To treat okada as a legitimate business primarily in the service of the masses because of the failure of the public system to meet their transportation needs, the state governments throughout the country should formally license all okada operators and tax them. The local government councils could do this easily and ensure that those registered in a particular local government area operate strictly within that local government area only. Registering them would ensure it is no longer an all-comers business operated by unknown young men. This would also end the chaos and make it easy for the police and other security agencies to police, all things being equal, the insane okada men.

I recall that the Obasanjo military regime enacted and enforced the law on helmets for motor cyclists and their passengers. The civilian governors scrapped the law soon after they assumed office in 1979. Their action was both insane and politically incorrect. The helmet regulation should be brought back and enforced on okada and all motor cyclists. They should also be made to wear reflective vests day and night.

In the case of Lagos State, the Lagos State Neighbourhood Corps could be deployed to parts of the metropolis to stop okada men from riding against traffic on all highways, major minor and endangering the lives of other road users.

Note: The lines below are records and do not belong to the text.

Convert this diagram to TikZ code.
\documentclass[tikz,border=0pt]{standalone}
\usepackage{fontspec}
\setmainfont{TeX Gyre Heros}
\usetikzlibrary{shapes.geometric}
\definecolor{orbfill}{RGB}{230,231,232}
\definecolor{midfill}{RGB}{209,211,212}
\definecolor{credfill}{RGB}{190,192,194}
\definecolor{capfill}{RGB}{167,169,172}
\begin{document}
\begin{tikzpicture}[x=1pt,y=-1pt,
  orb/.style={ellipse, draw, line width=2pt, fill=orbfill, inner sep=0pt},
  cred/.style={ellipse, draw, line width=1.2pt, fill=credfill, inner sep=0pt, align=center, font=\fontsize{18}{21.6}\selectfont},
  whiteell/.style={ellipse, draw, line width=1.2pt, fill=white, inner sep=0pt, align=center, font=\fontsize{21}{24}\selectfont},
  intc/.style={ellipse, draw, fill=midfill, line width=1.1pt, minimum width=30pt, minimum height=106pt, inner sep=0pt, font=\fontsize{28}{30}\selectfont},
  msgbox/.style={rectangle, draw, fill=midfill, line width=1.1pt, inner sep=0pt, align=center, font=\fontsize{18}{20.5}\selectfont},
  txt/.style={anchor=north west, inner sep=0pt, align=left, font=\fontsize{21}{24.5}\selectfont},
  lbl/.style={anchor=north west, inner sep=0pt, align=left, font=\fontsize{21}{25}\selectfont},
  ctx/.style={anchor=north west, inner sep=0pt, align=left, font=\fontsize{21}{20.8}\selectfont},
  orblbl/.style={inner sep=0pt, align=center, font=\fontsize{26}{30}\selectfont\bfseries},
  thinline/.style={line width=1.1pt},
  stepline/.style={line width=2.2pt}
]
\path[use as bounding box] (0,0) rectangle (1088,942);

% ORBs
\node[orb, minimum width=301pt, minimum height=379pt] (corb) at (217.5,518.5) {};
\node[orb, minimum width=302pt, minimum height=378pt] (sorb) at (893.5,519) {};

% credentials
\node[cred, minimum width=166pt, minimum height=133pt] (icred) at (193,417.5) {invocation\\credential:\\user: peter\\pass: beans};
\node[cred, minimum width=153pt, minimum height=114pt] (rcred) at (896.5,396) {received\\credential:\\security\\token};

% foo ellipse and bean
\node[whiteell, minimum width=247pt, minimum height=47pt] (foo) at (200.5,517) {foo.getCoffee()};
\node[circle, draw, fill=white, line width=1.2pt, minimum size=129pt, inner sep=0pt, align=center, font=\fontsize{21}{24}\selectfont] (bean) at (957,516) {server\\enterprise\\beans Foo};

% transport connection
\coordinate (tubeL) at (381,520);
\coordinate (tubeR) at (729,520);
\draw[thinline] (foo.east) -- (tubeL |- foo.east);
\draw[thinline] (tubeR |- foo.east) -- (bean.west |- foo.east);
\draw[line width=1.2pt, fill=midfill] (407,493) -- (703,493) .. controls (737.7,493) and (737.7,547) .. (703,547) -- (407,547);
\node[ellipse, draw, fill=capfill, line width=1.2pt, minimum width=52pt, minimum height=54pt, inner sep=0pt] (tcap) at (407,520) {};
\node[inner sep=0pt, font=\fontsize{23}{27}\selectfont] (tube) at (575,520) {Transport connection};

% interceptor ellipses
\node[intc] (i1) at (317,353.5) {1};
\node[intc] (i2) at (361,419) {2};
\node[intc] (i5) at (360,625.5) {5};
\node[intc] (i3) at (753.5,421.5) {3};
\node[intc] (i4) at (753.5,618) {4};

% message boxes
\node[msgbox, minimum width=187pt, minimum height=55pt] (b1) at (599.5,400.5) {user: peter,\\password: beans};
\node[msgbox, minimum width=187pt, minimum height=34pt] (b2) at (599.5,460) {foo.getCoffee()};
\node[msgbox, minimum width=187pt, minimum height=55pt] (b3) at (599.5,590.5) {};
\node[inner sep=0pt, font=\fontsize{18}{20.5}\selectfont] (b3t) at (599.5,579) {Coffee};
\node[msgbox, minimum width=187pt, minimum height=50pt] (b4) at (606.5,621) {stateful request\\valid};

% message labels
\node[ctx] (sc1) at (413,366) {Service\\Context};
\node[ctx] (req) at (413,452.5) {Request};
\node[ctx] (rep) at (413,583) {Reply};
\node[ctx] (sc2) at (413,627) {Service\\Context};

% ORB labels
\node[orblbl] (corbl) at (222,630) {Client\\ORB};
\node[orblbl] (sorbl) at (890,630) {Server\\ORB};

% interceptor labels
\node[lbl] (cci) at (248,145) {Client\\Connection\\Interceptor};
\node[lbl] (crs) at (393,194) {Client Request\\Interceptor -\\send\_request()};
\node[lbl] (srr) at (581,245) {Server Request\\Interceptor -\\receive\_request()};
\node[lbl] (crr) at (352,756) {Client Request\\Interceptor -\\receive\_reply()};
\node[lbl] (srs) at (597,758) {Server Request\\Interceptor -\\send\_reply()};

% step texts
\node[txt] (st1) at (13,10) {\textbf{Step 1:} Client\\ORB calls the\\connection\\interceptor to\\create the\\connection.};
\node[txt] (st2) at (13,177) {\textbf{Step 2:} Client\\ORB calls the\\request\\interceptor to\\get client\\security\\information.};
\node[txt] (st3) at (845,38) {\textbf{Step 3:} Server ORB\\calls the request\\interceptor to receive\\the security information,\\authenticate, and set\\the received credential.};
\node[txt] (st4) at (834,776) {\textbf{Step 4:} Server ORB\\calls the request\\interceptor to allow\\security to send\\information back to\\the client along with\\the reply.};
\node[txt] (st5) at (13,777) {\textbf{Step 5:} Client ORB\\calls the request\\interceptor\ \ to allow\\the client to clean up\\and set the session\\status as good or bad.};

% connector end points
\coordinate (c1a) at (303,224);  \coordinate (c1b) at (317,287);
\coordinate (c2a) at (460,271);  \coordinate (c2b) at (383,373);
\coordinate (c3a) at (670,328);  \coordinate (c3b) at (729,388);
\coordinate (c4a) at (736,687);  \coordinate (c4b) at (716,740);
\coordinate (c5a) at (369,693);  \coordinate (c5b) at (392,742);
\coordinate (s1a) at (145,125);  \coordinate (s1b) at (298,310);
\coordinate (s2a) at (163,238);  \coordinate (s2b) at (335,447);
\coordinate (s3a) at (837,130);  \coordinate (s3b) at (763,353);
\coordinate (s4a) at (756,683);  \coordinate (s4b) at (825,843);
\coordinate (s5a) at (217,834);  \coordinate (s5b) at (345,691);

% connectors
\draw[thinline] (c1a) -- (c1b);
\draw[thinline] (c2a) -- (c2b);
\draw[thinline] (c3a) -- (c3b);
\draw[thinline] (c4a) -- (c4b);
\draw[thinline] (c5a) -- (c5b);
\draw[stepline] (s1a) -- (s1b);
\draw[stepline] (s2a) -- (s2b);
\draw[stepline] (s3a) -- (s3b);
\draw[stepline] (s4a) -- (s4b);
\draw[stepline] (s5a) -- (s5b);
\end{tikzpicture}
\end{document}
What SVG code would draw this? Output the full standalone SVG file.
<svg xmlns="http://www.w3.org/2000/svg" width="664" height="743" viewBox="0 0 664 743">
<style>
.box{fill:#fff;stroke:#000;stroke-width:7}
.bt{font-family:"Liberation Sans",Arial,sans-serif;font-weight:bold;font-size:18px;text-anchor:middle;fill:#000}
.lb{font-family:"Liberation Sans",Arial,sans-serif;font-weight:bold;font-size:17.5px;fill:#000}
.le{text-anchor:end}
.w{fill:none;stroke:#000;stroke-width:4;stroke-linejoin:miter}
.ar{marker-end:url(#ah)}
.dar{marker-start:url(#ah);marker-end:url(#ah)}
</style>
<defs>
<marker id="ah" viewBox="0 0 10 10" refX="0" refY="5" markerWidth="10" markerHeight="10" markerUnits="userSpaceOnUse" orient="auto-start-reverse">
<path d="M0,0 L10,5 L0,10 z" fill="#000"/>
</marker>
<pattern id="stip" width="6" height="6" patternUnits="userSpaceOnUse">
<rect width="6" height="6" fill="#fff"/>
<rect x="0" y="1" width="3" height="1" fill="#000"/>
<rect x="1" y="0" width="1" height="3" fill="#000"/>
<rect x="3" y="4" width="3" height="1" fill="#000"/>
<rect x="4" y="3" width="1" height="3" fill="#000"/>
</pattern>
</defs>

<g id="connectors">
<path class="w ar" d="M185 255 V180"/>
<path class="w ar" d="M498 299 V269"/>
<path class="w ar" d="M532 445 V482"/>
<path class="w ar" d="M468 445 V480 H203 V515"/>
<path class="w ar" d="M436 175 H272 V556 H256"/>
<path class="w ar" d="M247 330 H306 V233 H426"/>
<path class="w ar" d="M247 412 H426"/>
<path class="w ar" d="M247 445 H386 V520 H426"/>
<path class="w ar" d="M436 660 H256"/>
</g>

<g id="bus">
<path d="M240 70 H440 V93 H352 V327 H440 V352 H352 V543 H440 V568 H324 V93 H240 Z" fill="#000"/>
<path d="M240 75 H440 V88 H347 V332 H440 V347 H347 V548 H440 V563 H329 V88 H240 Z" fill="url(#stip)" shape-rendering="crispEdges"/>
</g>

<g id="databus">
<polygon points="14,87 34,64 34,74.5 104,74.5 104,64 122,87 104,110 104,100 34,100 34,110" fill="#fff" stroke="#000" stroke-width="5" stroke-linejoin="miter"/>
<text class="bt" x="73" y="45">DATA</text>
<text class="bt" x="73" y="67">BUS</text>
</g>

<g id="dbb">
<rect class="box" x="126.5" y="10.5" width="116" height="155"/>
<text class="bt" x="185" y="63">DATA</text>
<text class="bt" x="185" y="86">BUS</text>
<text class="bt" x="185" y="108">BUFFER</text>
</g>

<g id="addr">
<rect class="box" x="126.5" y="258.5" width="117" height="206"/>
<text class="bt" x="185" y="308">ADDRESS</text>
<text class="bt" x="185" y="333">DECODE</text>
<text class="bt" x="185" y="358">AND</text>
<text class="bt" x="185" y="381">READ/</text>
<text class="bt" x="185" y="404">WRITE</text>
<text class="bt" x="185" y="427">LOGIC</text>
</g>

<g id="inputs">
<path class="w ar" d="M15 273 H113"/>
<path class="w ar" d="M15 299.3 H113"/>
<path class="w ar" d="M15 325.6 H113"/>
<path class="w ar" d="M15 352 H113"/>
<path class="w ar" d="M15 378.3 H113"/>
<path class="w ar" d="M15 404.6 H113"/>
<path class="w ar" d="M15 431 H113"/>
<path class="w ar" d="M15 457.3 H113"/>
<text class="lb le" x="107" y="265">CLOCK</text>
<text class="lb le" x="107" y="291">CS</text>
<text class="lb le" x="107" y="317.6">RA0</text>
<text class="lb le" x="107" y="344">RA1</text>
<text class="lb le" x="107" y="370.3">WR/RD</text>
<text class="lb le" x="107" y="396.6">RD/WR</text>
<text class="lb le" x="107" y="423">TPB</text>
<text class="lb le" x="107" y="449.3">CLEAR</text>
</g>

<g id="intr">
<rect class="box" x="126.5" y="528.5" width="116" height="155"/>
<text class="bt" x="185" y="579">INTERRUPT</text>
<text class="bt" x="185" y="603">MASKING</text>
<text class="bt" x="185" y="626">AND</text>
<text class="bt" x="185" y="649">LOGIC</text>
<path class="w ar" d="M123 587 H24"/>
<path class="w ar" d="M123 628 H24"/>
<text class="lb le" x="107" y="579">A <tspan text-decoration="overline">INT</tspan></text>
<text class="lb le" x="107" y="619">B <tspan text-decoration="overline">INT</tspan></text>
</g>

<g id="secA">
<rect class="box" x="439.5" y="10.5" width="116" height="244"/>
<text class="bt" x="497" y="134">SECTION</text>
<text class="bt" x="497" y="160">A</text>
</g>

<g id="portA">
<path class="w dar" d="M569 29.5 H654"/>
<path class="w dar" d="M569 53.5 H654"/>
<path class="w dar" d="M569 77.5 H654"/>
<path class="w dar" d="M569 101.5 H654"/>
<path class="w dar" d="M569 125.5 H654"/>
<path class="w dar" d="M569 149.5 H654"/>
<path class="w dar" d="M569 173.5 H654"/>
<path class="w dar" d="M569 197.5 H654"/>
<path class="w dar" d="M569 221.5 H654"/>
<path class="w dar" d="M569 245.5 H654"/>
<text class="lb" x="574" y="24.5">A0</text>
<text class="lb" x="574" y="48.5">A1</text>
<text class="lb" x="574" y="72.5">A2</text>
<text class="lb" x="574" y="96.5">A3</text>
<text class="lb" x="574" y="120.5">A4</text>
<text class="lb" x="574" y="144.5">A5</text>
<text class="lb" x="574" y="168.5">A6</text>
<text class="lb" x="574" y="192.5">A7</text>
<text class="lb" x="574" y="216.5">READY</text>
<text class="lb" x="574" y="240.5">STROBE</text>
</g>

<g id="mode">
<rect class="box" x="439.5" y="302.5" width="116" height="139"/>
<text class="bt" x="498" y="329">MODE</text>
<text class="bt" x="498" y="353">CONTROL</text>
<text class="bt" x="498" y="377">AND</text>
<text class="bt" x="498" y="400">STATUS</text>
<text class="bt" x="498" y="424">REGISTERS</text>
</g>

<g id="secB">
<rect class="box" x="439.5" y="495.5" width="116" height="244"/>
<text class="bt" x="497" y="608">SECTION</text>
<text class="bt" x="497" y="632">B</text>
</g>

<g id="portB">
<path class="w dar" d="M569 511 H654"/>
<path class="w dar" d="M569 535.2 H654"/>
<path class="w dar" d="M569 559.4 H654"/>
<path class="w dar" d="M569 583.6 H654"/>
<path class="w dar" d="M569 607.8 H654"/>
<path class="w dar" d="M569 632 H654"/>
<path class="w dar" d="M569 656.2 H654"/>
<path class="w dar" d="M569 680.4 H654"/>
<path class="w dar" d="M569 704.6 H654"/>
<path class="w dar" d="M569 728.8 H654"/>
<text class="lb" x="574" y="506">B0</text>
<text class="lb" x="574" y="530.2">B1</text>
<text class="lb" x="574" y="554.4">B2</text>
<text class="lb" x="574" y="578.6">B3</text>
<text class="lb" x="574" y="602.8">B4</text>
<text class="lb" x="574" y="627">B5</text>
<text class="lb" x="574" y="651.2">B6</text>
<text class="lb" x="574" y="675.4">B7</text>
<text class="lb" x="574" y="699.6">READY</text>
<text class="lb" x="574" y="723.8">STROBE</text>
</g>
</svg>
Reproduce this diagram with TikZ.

It should be made unlawful for those whose okada had been seized by the police to return to the business for at least six months. The licence of such men should be suspended.

To bring some sanity to Lagos streets would take more than the okada ban. Molue drivers, just like the okada men, believe they are above traffic regulations. They are as menacing as the okada men. I am sure banning them would be out of the question. But forcing them to obey simple traffic regulations cannot be out of the question – if there is the will on the part of the authorities. There is need to properly regulate them because they too do pose security challenges to the government and the people.

Chief Olusegun Obasanjo once described Lagos as a jungle because there is a deficit of decent behaviour among the people in the former federal capital. Let the state government end the jungle mentality and make us human again.